Nasci na Pitombeira, comunidade fincada no coração da Ilha do Poró, em Jaguaruana, sertão do Ceará. Quando a parteira chegou, eu já tinha vindo ao mundo, apressado, como quem sabe que a vida no sertão não espera. Era o ano de 1965
Em 1969, o mundo inteiro falava de um homem que
ia pisar na Lua.
Lá em casa, meu pai falava disso com olhos brilhando. Ele tinha até uma maquete da espaçonave Apolo, feita com todo o cuidado.
Era como se, mesmo ali, entre carnaubeiras e oiticicas, a gente também pudesse
tocar o céu.
Eu tinha só cinco
anos, mas a memória é teimosa quando a emoção é funda.
Lembro dos pingos de chuva na calçada e do chão
de terra ficando escuro e cheiroso, aquele cheiro
do sertão molhado que nenhum perfume do mundo imita.

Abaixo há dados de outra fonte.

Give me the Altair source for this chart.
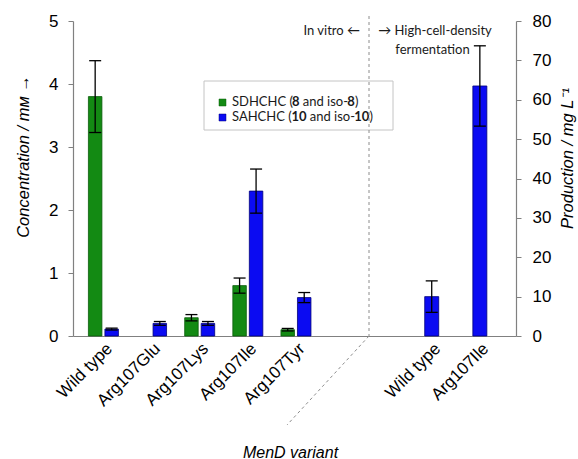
import json
import altair as alt
import pandas as pd

# ---------------- data ----------------
variants_vitro = ["Wild type", "Arg107Glu", "Arg107Lys", "Arg107Ile", "Arg107Tyr"]
sdhchc = [3.8, None, 0.29, 0.8, 0.1]
sdhchc_err = [0.57, None, 0.05, 0.12, 0.02]
sahchc = [0.11, 0.2, 0.2, 2.3, 0.61]
sahchc_err = [0.015, 0.03, 0.03, 0.35, 0.08]

variants_ferm = ["Wild type", "Arg107Ile"]
production = [10.0, 63.5]
production_err = [4.0, 10.2]

# ---------------- layout constants ----------------
FERM_SHIFT = 6.82
X_DOMAIN = [-0.528, 8.467]
GREEN = "#138a13"
GREEN_EDGE = "#0b5c0b"
BLUE = "#0b0bf2"
BLUE_EDGE = "#00007a"
GREY = "#808080"
FONT = "Liberation Sans"
CFONT = "Lato"

rows = []
for i, v in enumerate(variants_vitro):
    if sdhchc[i] is not None:
        rows.append(dict(idx=i, variant=v, series="SDHCHC", value=sdhchc[i], err=sdhchc_err[i]))
    rows.append(dict(idx=i, variant=v, series="SAHCHC", value=sahchc[i], err=sahchc_err[i]))
vitro = pd.DataFrame(rows)
ferm = pd.DataFrame(dict(idx=list(range(len(variants_ferm))), variant=variants_ferm,
                         value=production, err=production_err))

x_ticks = [float(i) for i in range(len(variants_vitro))] + [i + FERM_SHIFT for i in range(len(variants_ferm))]
all_labels = variants_vitro + variants_ferm
label_expr = f"{json.dumps(all_labels)}[indexof({json.dumps(x_ticks)}, datum.value)]"

x_axis = alt.Axis(values=x_ticks, labelExpr=label_expr, labelAngle=315, labelFont=FONT,
                  labelFontSize=17, labelColor="black", ticks=False, grid=False,
                  domainColor=GREY, domainWidth=1.2, labelFlush=False, labelOverlap=False,
                  labelBound=False, labelPadding=4,
                  title="MenD variant", titleFont=FONT, titleFontSize=16, titleFontStyle="italic",
                  titleFontWeight="normal", titleColor="black", titleX=217, titleY=116,
                  titleAlign="center", titleBaseline="middle")
x_enc = alt.X("pos:Q", scale=alt.Scale(domain=X_DOMAIN, nice=False, zero=False), axis=x_axis)

left_axis = alt.Axis(values=[0, 1, 2, 3, 4, 5], format="d", grid=False,
                     title="Concentration / mм →", titleFont=FONT, titleFontSize=16.5,
                     titleFontStyle="italic", titleFontWeight="normal", titleColor="black",
                     titleAngle=270, titleX=-50, titleY=135, titleAlign="center",
                     titleBaseline="middle", labelFont=FONT, labelFontSize=17, labelColor="black",
                     labelPadding=10, tickSize=5, tickColor=GREY, domainColor=GREY, domainWidth=1.2)
right_axis = alt.Axis(orient="right", values=list(range(0, 81, 10)), format="d", grid=False,
                      title="Production / mg L⁻¹", titleFont=FONT, titleFontSize=16.5,
                      titleFontStyle="italic", titleFontWeight="normal", titleColor="black",
                      titleAngle=270, titleX=51, titleY=137, titleAlign="center",
                      titleBaseline="middle", labelFont=FONT, labelFontSize=17, labelColor="black",
                      labelPadding=11, tickSize=5, tickColor=GREY, domainColor=GREY, domainWidth=1.2)

y_left_scale = alt.Scale(domain=[0, 5], nice=False, zero=True)
y_right_scale = alt.Scale(domain=[0, 80], nice=False, zero=True)

base_v = alt.Chart(vitro).transform_calculate(
    pos="datum.idx", lo="datum.value - datum.err", hi="datum.value + datum.err")


def vitro_layers(series, offset, fill, edge):
    b = base_v.transform_filter(alt.datum.series == series)
    bars = b.mark_bar(width=13.5, xOffset=offset, fill=fill, stroke=edge, strokeWidth=0.8).encode(
        x=x_enc, y=alt.Y("value:Q", scale=y_left_scale, axis=left_axis))
    rule = b.mark_rule(xOffset=offset, color="black", strokeWidth=1.3).encode(
        x=x_enc, y=alt.Y("lo:Q", scale=y_left_scale, axis=left_axis), y2="hi:Q")
    cap_hi = b.mark_tick(orient="horizontal", size=12, thickness=1.3, xOffset=offset,
                         color="black", opacity=1).encode(
        x=x_enc, y=alt.Y("hi:Q", scale=y_left_scale, axis=left_axis))
    cap_lo = b.mark_tick(orient="horizontal", size=12, thickness=1.3, xOffset=offset,
                         color="black", opacity=1).encode(
        x=x_enc, y=alt.Y("lo:Q", scale=y_left_scale, axis=left_axis))
    return [bars, rule, cap_hi, cap_lo]


left = alt.layer(*vitro_layers("SDHCHC", -8.25, GREEN, GREEN_EDGE),
                 *vitro_layers("SAHCHC", 8.25, BLUE, BLUE_EDGE))

base_f = alt.Chart(ferm).transform_calculate(
    pos=f"datum.idx + {FERM_SHIFT}", lo="datum.value - datum.err", hi="datum.value + datum.err")
f_bars = base_f.mark_bar(width=14, fill=BLUE, stroke=BLUE_EDGE, strokeWidth=0.8).encode(
    x=x_enc, y=alt.Y("value:Q", scale=y_right_scale, axis=right_axis))
f_rule = base_f.mark_rule(color="black", strokeWidth=1.3).encode(
    x=x_enc, y=alt.Y("lo:Q", scale=y_right_scale, axis=right_axis), y2="hi:Q")
f_cap_hi = base_f.mark_tick(orient="horizontal", size=12, thickness=1.3, color="black", opacity=1).encode(
    x=x_enc, y=alt.Y("hi:Q", scale=y_right_scale, axis=right_axis))
f_cap_lo = base_f.mark_tick(orient="horizontal", size=12, thickness=1.3, color="black", opacity=1).encode(
    x=x_enc, y=alt.Y("lo:Q", scale=y_right_scale, axis=right_axis))
right = alt.layer(f_bars, f_rule, f_cap_hi, f_cap_lo)

# ---------------- annotations ----------------
one = pd.DataFrame({"k": [0]})


def txt(s, x, y, align="left", weight="normal", size=13, font=CFONT):
    return alt.Chart(one).mark_text(text=s, align=align, baseline="middle", font=font,
                                    fontSize=size, fontWeight=weight, color="#1a1a1a").encode(
        x=alt.value(x), y=alt.value(y))


legend_box = alt.Chart(one).mark_rect(fill="white", stroke="#c4c4c4", strokeWidth=1).encode(
    x=alt.value(131), x2=alt.value(320), y=alt.value(60), y2=alt.value(109))
sq_green = alt.Chart(one).mark_rect(fill=GREEN, stroke=GREEN_EDGE, strokeWidth=0.5).encode(
    x=alt.value(146), x2=alt.value(153), y=alt.value(78), y2=alt.value(85))
sq_blue = alt.Chart(one).mark_rect(fill=BLUE, stroke=BLUE_EDGE, strokeWidth=0.5).encode(
    x=alt.value(146), x2=alt.value(153), y=alt.value(93), y2=alt.value(100))

# (text, weight, advance to next segment incl. following space)
leg1 = [("SDHCHC (", "normal", 60.0), ("8", "bold", 10.8), ("and iso-", "normal", 44.5),
        ("8", "bold", 7.6), (")", "normal", 4)]
leg2 = [("SAHCHC (", "normal", 59.5), ("10", "bold", 18.2), ("and iso-", "normal", 44.5),
        ("10", "bold", 15.2), (")", "normal", 4)]
legend_texts = []
for segs, yy in ((leg1, 80.5), (leg2, 95.5)):
    xx = 159
    for s, w, adv in segs:
        legend_texts.append(txt(s, xx, yy, weight=w))
        xx += adv

vline = alt.Chart(one).mark_rule(color="#8c8c8c", strokeDash=[3, 3], strokeWidth=1).encode(
    x=alt.value(296), x2=alt.value(296), y=alt.value(-5), y2=alt.value(315))
dline = alt.Chart(one).mark_rule(color="#8c8c8c", strokeDash=[3, 3], strokeWidth=1).encode(
    x=alt.value(296), x2=alt.value(214), y=alt.value(315), y2=alt.value(404))

ann = [legend_box, sq_green, sq_blue, *legend_texts, vline, dline,
       txt("In vitro ←", 287, 10, align="right"),
       txt("→ High-cell-density", 362, 10, align="center"),
       txt("fermentation", 359.5, 29, align="center")]

chart = alt.layer(left, right, *ann).resolve_scale(y="independent").properties(
    width=443, height=315,
    padding={"left": 73, "top": 21, "right": 62, "bottom": 123},
    autosize=alt.AutoSizeParams(type="none"),
    background="white",
).configure_view(stroke=None)

chart.save("out.html", embed_options={"renderer": "svg", "actions": False})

Lembro das minhas caminhadas
pelo palheiro, entre as plantações de milho e feijão, e da casa de produção de pó de carnaúba, onde os adultos
ralavam trabalho e esperança, extraindo do sertão o brilho verde da
sobrevivência.
Ganhei um pequeno
brinquedo, daqueles simples, mas que acendem o mundo todo
dentro da gente. E lembro também do silêncio quebrado por um medo: meu pai ferido depois que o farol explodiu, jogando querosene em chamas sobre ele. As queimaduras foram graves, mas ele resistiu, como só um
homem do sertão sabe resistir.
Enquanto ele se recuperava, eu brincava no pé da porta, vigiado por olhos atentos e pelo som dos
estouros. À noite, as bombas que ele soltava
serviam para espantar os bichos reais ou imaginados, que rondavam nossas
noites escuras.
O mundo, naquele ano, alcançou a Lua.
Mas eu, menino da Pitombeira,
descobria outro universo:
o universo dos cheiros, das dores, das chuvas e da cera verde da carnaúba.
O universo onde se nasce antes da parteira chegar,
e onde se aprende, desde cedo, que a vida é dura, mas também mágica.